▶ PROVIDED RECORDS:
* start *

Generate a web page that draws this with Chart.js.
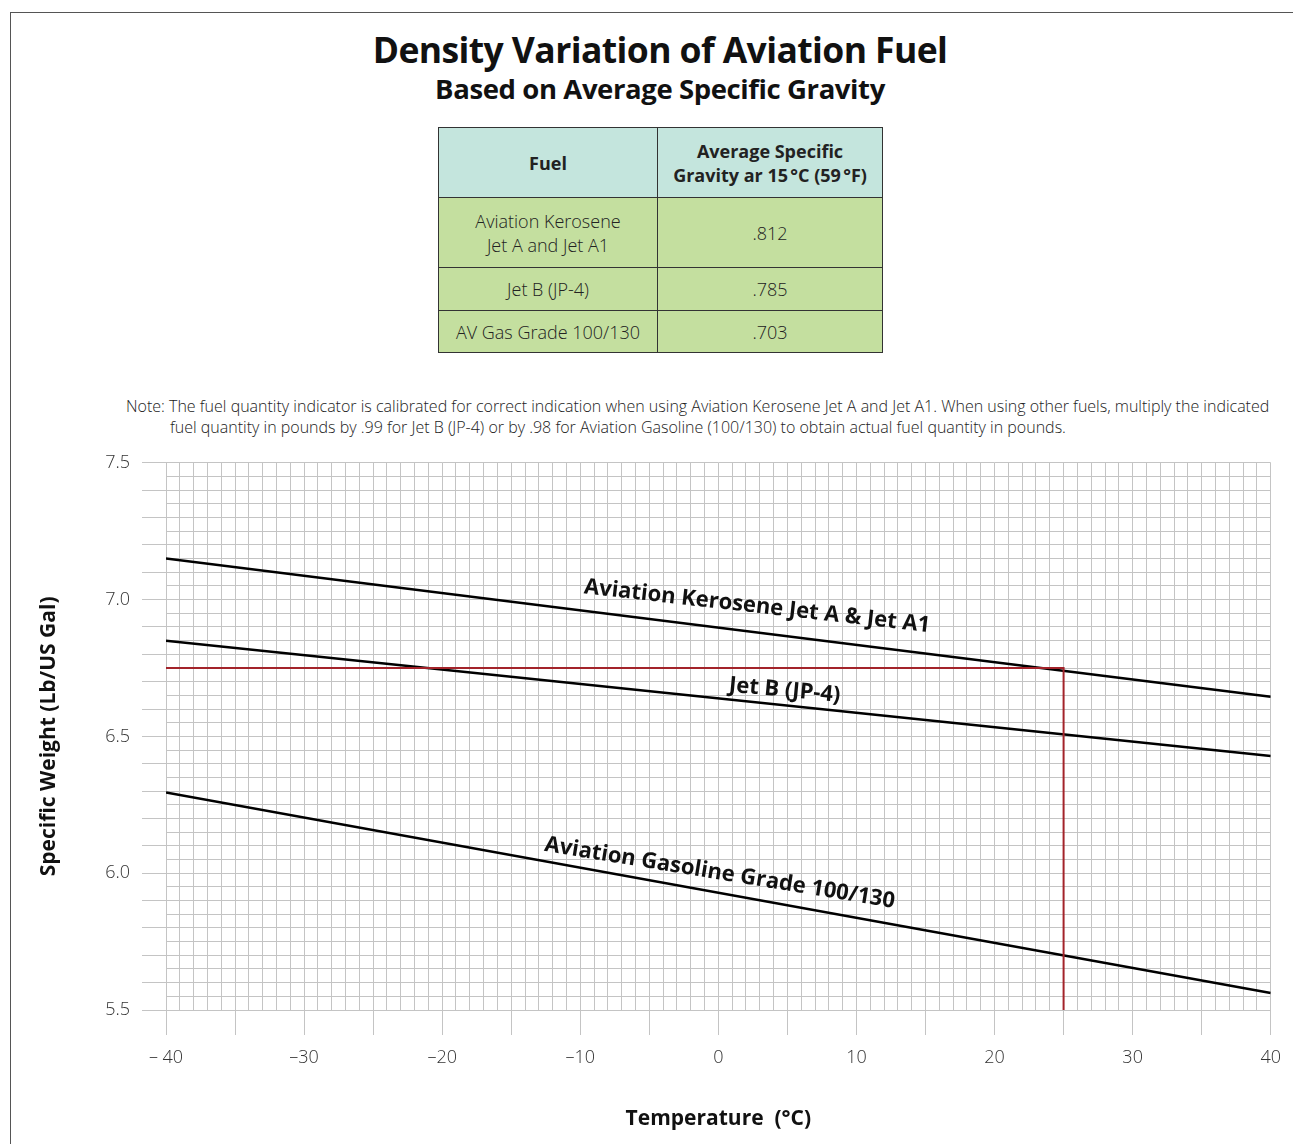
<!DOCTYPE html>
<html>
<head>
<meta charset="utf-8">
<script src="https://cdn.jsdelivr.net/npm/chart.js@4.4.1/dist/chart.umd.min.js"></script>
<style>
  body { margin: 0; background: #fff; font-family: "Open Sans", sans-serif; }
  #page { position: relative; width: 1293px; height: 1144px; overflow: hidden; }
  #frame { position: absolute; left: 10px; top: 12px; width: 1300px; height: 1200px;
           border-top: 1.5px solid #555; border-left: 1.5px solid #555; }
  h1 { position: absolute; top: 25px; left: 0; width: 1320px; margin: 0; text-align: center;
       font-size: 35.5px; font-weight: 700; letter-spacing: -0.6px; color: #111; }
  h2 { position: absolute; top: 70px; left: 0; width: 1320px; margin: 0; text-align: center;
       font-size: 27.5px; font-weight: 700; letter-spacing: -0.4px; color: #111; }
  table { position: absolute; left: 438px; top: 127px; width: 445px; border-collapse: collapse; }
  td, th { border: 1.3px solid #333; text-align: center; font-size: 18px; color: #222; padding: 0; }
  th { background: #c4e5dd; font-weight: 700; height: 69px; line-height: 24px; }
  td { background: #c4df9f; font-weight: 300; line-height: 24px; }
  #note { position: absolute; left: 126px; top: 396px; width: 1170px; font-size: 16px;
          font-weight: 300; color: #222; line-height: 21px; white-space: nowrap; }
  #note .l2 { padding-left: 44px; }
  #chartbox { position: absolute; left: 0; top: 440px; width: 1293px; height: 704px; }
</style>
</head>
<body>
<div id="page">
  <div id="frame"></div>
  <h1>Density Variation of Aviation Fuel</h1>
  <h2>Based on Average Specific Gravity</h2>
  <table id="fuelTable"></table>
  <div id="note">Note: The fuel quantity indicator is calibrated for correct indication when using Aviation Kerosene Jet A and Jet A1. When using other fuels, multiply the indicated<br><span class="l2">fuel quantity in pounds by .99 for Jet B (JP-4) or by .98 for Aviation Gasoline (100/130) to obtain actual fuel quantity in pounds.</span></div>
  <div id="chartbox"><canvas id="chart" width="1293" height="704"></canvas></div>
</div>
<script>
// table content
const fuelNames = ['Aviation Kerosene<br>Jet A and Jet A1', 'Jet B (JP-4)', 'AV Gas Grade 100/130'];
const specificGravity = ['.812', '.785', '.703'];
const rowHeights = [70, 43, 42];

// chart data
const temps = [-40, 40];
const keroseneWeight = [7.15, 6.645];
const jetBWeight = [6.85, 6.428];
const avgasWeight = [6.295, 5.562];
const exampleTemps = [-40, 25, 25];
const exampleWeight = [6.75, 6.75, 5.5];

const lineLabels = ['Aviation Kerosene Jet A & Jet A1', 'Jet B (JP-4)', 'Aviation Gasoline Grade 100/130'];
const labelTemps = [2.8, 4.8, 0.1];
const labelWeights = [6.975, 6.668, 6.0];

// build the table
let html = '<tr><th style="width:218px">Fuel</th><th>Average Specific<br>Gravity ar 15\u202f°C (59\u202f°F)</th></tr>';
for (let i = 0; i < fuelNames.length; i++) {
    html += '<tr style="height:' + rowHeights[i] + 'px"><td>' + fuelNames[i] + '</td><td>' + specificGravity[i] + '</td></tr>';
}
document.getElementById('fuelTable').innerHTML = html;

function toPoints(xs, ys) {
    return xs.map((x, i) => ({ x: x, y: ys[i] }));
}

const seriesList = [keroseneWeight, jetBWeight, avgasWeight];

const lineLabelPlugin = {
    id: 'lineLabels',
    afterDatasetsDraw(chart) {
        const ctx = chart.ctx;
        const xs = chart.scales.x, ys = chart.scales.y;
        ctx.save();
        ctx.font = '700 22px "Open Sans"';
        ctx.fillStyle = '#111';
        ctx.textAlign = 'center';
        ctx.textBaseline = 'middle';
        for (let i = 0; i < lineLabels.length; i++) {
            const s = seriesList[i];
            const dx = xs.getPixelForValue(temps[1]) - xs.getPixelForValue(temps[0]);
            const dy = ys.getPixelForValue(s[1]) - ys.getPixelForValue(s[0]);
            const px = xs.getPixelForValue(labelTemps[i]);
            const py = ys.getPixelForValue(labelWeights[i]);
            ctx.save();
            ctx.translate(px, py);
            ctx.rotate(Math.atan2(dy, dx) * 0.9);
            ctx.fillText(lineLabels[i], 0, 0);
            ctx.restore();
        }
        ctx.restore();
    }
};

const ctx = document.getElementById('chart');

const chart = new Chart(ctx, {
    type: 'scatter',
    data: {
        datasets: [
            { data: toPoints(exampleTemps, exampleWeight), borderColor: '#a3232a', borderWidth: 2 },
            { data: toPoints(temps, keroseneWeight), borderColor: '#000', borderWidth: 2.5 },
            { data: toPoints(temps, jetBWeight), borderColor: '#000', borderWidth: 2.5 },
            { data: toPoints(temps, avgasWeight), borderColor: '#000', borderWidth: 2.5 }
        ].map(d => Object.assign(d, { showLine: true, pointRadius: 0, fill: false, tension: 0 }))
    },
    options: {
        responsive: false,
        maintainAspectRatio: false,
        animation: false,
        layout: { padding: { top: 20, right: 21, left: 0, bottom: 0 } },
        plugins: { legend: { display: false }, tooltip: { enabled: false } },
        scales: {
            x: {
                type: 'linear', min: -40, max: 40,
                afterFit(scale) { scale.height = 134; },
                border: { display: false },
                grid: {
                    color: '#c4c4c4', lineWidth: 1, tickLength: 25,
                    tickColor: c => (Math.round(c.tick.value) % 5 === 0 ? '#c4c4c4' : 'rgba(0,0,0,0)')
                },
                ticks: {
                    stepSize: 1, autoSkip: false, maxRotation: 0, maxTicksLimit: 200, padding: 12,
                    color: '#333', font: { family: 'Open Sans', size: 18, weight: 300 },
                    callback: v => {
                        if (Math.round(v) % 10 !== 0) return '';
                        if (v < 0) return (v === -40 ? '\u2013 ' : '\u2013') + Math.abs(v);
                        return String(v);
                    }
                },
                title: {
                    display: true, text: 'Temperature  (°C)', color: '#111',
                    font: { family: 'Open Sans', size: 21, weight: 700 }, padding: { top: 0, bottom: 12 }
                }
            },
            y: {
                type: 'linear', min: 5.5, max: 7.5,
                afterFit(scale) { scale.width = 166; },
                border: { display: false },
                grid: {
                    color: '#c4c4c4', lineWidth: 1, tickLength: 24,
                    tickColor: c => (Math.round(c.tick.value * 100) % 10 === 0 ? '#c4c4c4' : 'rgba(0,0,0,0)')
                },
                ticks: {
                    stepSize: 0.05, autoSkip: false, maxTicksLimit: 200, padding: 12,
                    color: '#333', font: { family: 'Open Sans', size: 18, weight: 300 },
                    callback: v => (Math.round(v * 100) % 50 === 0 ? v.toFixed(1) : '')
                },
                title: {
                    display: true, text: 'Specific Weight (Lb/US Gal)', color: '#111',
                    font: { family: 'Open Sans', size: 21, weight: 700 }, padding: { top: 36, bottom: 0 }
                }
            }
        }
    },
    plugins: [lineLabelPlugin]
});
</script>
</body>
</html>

* end *
* start *

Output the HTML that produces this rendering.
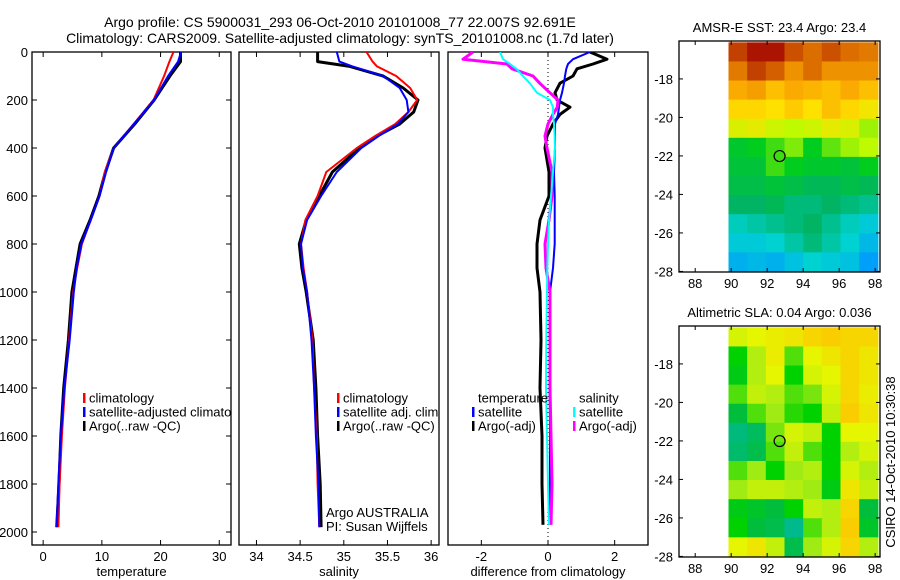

* end *

▶ TASK STATEMENT:
Copy down every line of the entries containing the word "that".

▶ THE RESPONSE:
Generate a web page that draws this with Chart.js.
Output the HTML that produces this rendering.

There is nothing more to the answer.